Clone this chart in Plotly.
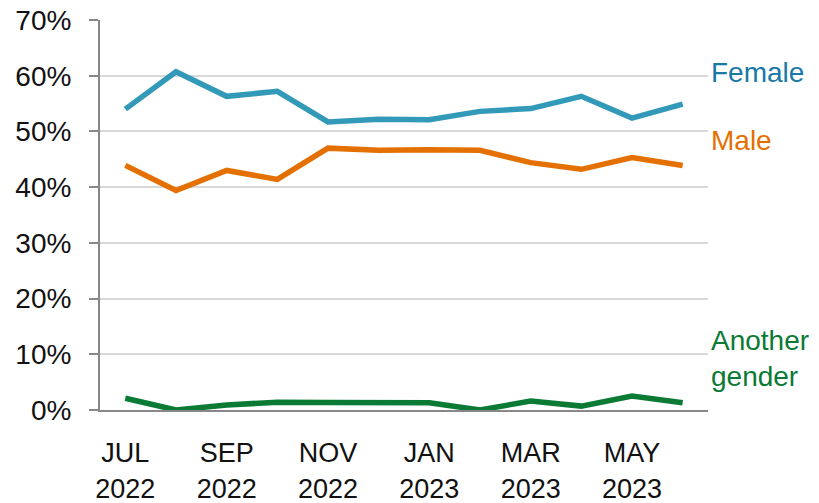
import plotly.graph_objects as go

months = ["Jul 2022", "Aug 2022", "Sep 2022", "Oct 2022", "Nov 2022", "Dec 2022",
          "Jan 2023", "Feb 2023", "Mar 2023", "Apr 2023", "May 2023", "Jun 2023"]
female = [54.0, 60.7, 56.3, 57.2, 51.7, 52.2, 52.1, 53.6, 54.1, 56.3, 52.4, 54.9]
male = [43.9, 39.4, 43.0, 41.4, 47.0, 46.6, 46.7, 46.6, 44.4, 43.2, 45.3, 43.9]
another = [2.1, 0.0, 0.9, 1.4, 1.35, 1.3, 1.3, 0.0, 1.6, 0.7, 2.5, 1.3]

tick_vals = ["Jul 2022", "Sep 2022", "Nov 2022", "Jan 2023", "Mar 2023", "May 2023"]
tick_text = ["JUL<br>2022", "SEP<br>2022", "NOV<br>2022", "JAN<br>2023", "MAR<br>2023", "MAY<br>2023"]
y_ticks = [0, 10, 20, 30, 40, 50, 60, 70]
y_tick_text = [f"{v}%" for v in y_ticks]

series = [
    ("Female", female, "#3399b8"),
    ("Male", male, "#e37000"),
    ("Another gender", another, "#0b7a35"),
]

fig = go.Figure()
for name, vals, lc in series:
    fig.add_trace(go.Scatter(x=months, y=vals, mode="lines", name=name,
                             line=dict(color=lc, width=5.5)))

font = "Liberation Sans, Arial, sans-serif"
lab_font = 28
fig.add_annotation(x=1.0, xref="paper", xanchor="left", y=60.5, yref="y",
                   text="Female", showarrow=False, xshift=1,
                   font=dict(family=font, size=lab_font, color="#1878a6"))
fig.add_annotation(x=1.0, xref="paper", xanchor="left", y=48.3, yref="y",
                   text="Male", showarrow=False, xshift=1,
                   font=dict(family=font, size=lab_font, color="#e37000"))
fig.add_annotation(x=1.0, xref="paper", xanchor="left", y=9.2, yref="y",
                   text="Another<br>gender", showarrow=False, xshift=1, align="left",
                   font=dict(family=font, size=lab_font, color="#0b7a35"))

fig.update_layout(
    width=819, height=503,
    margin=dict(l=100, r=111, t=20, b=93),
    plot_bgcolor="white", paper_bgcolor="white",
    showlegend=False,
    font=dict(family=font, size=27, color="#111111"),
    xaxis=dict(type="category", categoryorder="array", categoryarray=months,
               range=[-0.5, 11.5], tickmode="array", tickvals=tick_vals, ticktext=tick_text,
               showgrid=False, showline=True, linecolor="#888888", linewidth=2,
               ticks="", tickfont=dict(size=27, family=font), ticklabelstandoff=18,
               automargin=False),
    yaxis=dict(range=[0, 70], tickmode="array", tickvals=y_ticks, ticktext=y_tick_text,
               showgrid=True, gridcolor="#d9d9d9", gridwidth=1.5,
               showline=True, linecolor="#888888", linewidth=2,
               ticks="outside", ticklen=9, tickcolor="#888888", tickwidth=2,
               tickfont=dict(size=28, family=font), zeroline=False,
               ticklabelstandoff=12, automargin=False, ticklabeloverflow="allow"),
)

fig.write_html("out.html", config={"displayModeBar": False},
               post_script="document.body.style.margin='0';")
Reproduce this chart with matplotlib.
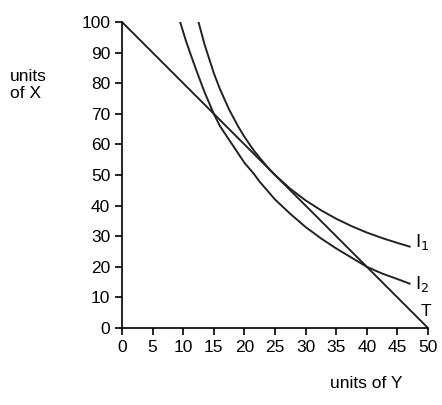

* * *

◆ **EXERCISE DESCRIPTION**
Return all of the entries word for word, but omit the pictures.

◆ **SOLUTION FOR THIS TASK**
Clone this chart in Plotly.
import plotly.graph_objects as go

months = ["Jul 2022", "Aug 2022", "Sep 2022", "Oct 2022", "Nov 2022", "Dec 2022",
          "Jan 2023", "Feb 2023", "Mar 2023", "Apr 2023", "May 2023", "Jun 2023"]
female = [54.0, 60.7, 56.3, 57.2, 51.7, 52.2, 52.1, 53.6, 54.1, 56.3, 52.4, 54.9]
male = [43.9, 39.4, 43.0, 41.4, 47.0, 46.6, 46.7, 46.6, 44.4, 43.2, 45.3, 43.9]
another = [2.1, 0.0, 0.9, 1.4, 1.35, 1.3, 1.3, 0.0, 1.6, 0.7, 2.5, 1.3]

tick_vals = ["Jul 2022", "Sep 2022", "Nov 2022", "Jan 2023", "Mar 2023", "May 2023"]
tick_text = ["JUL<br>2022", "SEP<br>2022", "NOV<br>2022", "JAN<br>2023", "MAR<br>2023", "MAY<br>2023"]
y_ticks = [0, 10, 20, 30, 40, 50, 60, 70]
y_tick_text = [f"{v}%" for v in y_ticks]

series = [
    ("Female", female, "#3399b8"),
    ("Male", male, "#e37000"),
    ("Another gender", another, "#0b7a35"),
]

fig = go.Figure()
for name, vals, lc in series:
    fig.add_trace(go.Scatter(x=months, y=vals, mode="lines", name=name,
                             line=dict(color=lc, width=5.5)))

font = "Liberation Sans, Arial, sans-serif"
lab_font = 28
fig.add_annotation(x=1.0, xref="paper", xanchor="left", y=60.5, yref="y",
                   text="Female", showarrow=False, xshift=1,
                   font=dict(family=font, size=lab_font, color="#1878a6"))
fig.add_annotation(x=1.0, xref="paper", xanchor="left", y=48.3, yref="y",
                   text="Male", showarrow=False, xshift=1,
                   font=dict(family=font, size=lab_font, color="#e37000"))
fig.add_annotation(x=1.0, xref="paper", xanchor="left", y=9.2, yref="y",
                   text="Another<br>gender", showarrow=False, xshift=1, align="left",
                   font=dict(family=font, size=lab_font, color="#0b7a35"))

fig.update_layout(
    width=819, height=503,
    margin=dict(l=100, r=111, t=20, b=93),
    plot_bgcolor="white", paper_bgcolor="white",
    showlegend=False,
    font=dict(family=font, size=27, color="#111111"),
    xaxis=dict(type="category", categoryorder="array", categoryarray=months,
               range=[-0.5, 11.5], tickmode="array", tickvals=tick_vals, ticktext=tick_text,
               showgrid=False, showline=True, linecolor="#888888", linewidth=2,
               ticks="", tickfont=dict(size=27, family=font), ticklabelstandoff=18,
               automargin=False),
    yaxis=dict(range=[0, 70], tickmode="array", tickvals=y_ticks, ticktext=y_tick_text,
               showgrid=True, gridcolor="#d9d9d9", gridwidth=1.5,
               showline=True, linecolor="#888888", linewidth=2,
               ticks="outside", ticklen=9, tickcolor="#888888", tickwidth=2,
               tickfont=dict(size=28, family=font), zeroline=False,
               ticklabelstandoff=12, automargin=False, ticklabeloverflow="allow"),
)

fig.write_html("out.html", config={"displayModeBar": False},
               post_script="document.body.style.margin='0';")
Reproduce this chart with matplotlib.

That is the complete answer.